WRITTEN PROBLEM
List each line holding the string "this".

THE RECORDS
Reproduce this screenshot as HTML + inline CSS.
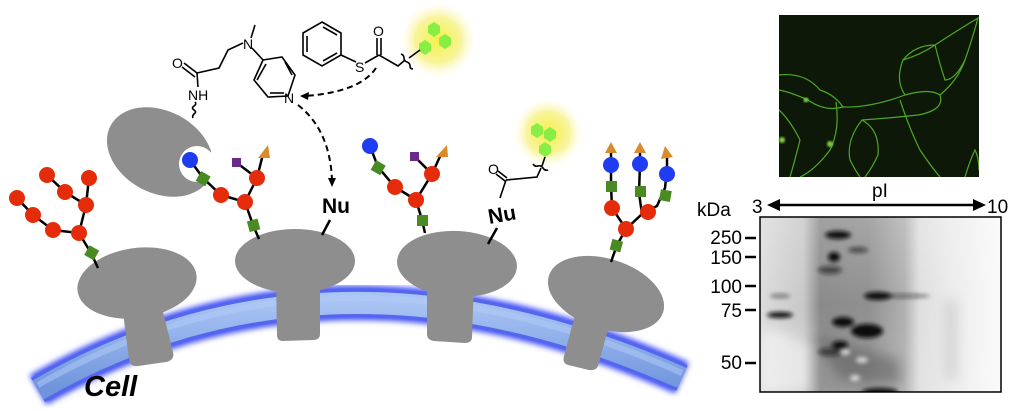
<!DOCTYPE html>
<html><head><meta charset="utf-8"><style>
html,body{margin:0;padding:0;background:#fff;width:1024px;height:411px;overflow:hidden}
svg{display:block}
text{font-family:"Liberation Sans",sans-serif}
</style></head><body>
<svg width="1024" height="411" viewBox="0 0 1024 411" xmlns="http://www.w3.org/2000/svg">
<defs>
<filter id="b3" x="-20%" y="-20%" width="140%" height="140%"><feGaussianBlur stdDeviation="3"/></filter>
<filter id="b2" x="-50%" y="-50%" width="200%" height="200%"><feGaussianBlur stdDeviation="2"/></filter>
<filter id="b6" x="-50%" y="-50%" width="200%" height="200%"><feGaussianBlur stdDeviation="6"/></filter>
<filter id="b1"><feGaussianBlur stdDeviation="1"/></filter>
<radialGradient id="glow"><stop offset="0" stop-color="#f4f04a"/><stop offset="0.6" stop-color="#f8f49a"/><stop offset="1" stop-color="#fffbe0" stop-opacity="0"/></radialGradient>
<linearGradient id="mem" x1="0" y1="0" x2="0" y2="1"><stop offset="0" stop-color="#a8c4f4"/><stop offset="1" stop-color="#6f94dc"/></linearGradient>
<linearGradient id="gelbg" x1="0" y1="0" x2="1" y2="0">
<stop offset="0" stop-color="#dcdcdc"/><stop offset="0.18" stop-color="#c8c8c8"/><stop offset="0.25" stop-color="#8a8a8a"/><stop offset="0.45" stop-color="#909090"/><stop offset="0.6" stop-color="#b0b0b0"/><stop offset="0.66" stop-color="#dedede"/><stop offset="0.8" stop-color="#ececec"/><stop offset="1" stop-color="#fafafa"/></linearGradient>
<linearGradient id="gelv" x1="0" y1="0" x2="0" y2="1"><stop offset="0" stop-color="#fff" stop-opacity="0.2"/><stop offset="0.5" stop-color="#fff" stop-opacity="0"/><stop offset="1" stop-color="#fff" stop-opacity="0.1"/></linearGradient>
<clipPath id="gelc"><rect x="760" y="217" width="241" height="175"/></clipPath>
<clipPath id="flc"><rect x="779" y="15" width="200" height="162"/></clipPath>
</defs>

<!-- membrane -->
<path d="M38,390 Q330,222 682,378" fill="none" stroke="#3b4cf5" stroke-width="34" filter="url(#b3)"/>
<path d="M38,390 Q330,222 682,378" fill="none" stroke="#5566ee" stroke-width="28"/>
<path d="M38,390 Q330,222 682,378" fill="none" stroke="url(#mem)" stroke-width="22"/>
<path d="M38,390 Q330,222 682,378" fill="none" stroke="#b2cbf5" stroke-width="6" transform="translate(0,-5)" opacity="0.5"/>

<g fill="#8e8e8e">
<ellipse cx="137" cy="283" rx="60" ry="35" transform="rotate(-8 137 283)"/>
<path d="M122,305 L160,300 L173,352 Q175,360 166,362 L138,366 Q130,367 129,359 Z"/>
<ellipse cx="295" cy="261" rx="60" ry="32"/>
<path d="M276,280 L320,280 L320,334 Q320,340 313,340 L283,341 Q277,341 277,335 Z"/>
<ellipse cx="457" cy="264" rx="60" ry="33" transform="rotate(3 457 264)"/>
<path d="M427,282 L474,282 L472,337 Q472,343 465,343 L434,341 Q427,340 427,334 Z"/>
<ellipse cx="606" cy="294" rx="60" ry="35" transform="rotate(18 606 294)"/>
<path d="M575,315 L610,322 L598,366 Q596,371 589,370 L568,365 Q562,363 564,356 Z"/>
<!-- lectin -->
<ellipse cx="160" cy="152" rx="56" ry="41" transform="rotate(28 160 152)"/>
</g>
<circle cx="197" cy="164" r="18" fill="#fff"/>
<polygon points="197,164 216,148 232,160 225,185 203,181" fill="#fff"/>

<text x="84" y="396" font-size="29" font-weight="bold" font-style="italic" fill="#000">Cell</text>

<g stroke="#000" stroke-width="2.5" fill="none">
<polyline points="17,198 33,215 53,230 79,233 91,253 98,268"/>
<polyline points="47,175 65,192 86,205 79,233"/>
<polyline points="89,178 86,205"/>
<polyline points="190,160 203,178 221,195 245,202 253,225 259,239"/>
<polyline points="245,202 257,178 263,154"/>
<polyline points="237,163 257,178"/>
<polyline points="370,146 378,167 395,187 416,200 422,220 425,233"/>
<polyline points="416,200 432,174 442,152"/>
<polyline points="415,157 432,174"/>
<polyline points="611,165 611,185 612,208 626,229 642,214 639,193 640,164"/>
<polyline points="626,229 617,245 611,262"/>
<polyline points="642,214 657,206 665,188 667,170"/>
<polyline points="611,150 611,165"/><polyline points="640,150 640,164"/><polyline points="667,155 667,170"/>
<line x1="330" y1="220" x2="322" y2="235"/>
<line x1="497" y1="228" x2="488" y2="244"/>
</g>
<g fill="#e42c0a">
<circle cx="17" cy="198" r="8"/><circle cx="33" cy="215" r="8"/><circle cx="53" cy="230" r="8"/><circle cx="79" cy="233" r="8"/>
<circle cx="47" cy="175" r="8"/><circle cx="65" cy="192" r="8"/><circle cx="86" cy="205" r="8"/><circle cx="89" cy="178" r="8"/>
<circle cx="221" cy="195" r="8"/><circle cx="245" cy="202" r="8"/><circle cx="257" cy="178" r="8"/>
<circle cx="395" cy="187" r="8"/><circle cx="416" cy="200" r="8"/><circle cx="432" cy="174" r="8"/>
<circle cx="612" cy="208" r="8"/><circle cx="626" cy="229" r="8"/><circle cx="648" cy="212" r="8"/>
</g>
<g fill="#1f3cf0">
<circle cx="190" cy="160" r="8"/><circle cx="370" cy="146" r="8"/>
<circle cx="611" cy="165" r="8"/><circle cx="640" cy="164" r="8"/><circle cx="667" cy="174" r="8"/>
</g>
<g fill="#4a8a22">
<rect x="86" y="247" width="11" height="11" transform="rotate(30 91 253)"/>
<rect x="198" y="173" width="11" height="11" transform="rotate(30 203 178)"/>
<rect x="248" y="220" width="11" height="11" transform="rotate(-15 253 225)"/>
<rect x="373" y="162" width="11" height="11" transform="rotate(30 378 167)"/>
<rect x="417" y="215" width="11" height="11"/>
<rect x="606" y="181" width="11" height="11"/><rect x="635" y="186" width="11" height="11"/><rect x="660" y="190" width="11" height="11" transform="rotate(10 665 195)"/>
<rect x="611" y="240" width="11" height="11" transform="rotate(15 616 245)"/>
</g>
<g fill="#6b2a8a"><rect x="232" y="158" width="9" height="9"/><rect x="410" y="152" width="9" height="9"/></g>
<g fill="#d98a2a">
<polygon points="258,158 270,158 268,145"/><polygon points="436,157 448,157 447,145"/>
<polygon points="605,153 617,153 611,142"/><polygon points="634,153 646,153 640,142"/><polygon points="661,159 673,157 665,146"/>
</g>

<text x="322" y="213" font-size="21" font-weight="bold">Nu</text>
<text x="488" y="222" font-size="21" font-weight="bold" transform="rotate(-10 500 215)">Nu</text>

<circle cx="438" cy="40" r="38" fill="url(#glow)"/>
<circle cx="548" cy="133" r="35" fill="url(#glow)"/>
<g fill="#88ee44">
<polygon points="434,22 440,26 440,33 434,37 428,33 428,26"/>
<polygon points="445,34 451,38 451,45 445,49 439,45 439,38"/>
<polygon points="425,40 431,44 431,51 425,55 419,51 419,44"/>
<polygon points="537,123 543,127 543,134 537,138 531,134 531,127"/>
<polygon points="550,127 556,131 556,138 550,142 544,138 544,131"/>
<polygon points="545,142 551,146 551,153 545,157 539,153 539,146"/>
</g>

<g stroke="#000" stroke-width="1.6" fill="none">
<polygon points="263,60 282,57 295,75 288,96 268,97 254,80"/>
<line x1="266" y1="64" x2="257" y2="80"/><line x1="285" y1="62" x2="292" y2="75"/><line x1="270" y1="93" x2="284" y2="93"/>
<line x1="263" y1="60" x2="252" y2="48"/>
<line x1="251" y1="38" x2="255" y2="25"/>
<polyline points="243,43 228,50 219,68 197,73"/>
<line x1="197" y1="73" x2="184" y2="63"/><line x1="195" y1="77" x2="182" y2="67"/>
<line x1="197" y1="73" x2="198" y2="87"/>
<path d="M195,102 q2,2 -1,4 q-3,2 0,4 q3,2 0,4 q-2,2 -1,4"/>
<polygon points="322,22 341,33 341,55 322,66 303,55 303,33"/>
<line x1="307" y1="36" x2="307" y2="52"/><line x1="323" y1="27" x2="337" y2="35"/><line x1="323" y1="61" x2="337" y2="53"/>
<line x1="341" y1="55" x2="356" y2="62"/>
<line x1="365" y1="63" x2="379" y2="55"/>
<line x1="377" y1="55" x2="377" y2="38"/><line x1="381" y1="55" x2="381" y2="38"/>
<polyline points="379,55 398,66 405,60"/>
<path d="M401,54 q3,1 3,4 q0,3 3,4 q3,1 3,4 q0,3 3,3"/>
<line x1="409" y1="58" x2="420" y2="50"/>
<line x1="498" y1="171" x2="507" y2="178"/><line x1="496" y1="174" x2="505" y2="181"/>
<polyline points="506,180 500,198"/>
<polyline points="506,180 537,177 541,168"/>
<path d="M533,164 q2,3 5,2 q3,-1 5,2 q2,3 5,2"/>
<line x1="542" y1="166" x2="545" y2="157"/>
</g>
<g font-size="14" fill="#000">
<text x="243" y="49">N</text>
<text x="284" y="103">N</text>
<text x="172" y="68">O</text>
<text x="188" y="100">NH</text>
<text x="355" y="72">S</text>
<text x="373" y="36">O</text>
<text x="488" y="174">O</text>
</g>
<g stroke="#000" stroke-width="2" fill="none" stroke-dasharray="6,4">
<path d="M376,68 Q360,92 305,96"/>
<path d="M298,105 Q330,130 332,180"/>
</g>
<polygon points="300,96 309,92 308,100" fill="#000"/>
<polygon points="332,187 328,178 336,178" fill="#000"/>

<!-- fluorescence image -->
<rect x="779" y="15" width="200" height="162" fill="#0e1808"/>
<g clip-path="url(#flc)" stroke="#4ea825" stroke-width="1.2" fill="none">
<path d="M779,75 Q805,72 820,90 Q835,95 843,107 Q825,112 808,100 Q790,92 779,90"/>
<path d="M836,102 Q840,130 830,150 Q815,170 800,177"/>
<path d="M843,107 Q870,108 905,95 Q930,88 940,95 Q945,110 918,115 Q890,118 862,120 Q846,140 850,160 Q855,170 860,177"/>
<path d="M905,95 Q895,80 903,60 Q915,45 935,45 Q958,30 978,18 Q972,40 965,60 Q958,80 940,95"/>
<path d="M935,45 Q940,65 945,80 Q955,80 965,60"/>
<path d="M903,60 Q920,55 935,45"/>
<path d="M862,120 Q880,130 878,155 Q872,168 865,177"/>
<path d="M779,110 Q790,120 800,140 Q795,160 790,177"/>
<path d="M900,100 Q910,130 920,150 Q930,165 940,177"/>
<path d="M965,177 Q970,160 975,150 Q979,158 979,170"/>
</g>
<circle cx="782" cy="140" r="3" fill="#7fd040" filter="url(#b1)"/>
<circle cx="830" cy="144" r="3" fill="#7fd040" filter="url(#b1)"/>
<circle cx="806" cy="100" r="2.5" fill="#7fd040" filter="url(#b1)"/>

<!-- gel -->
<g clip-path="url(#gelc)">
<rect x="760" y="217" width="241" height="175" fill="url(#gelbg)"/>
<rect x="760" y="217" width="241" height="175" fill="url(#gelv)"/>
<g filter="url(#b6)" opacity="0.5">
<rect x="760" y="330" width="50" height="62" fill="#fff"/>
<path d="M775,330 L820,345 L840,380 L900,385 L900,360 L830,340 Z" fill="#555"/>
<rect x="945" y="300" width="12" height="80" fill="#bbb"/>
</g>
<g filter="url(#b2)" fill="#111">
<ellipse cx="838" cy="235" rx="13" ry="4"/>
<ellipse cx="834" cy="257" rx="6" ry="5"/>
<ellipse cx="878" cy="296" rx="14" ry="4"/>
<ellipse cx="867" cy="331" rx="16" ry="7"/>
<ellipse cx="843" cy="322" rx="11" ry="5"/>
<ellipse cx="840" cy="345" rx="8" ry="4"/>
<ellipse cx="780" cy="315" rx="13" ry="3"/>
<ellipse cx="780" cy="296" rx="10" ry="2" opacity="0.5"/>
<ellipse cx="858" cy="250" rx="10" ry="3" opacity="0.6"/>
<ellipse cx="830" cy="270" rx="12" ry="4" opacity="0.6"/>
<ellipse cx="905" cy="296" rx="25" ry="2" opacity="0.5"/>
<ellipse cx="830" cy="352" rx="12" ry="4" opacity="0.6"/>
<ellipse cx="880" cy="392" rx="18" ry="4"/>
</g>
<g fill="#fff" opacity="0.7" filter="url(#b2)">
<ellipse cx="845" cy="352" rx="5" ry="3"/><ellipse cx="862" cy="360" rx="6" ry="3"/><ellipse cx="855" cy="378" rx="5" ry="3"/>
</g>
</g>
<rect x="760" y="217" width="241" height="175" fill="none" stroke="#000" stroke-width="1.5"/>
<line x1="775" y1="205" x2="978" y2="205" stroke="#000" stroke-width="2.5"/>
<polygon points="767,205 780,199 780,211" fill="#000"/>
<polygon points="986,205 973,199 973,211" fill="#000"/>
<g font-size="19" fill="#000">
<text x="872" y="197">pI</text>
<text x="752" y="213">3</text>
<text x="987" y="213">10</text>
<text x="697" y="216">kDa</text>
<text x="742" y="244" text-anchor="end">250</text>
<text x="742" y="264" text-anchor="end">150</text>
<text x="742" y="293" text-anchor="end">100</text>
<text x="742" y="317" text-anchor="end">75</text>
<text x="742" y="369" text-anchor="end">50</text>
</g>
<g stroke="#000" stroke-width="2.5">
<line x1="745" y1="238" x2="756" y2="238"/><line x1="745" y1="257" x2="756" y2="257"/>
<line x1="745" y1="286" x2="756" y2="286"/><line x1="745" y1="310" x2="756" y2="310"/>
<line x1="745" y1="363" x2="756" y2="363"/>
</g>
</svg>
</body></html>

==

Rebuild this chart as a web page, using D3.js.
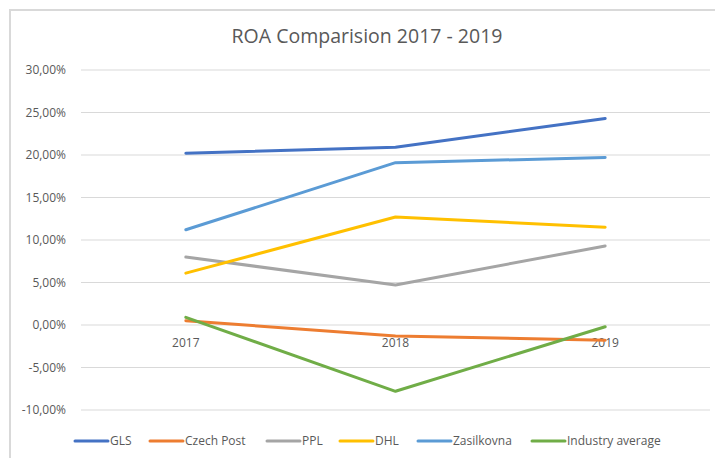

ANSWER BELOW
Reproduce this screenshot as HTML + inline CSS.
Rebuild this chart as a web page, using D3.js.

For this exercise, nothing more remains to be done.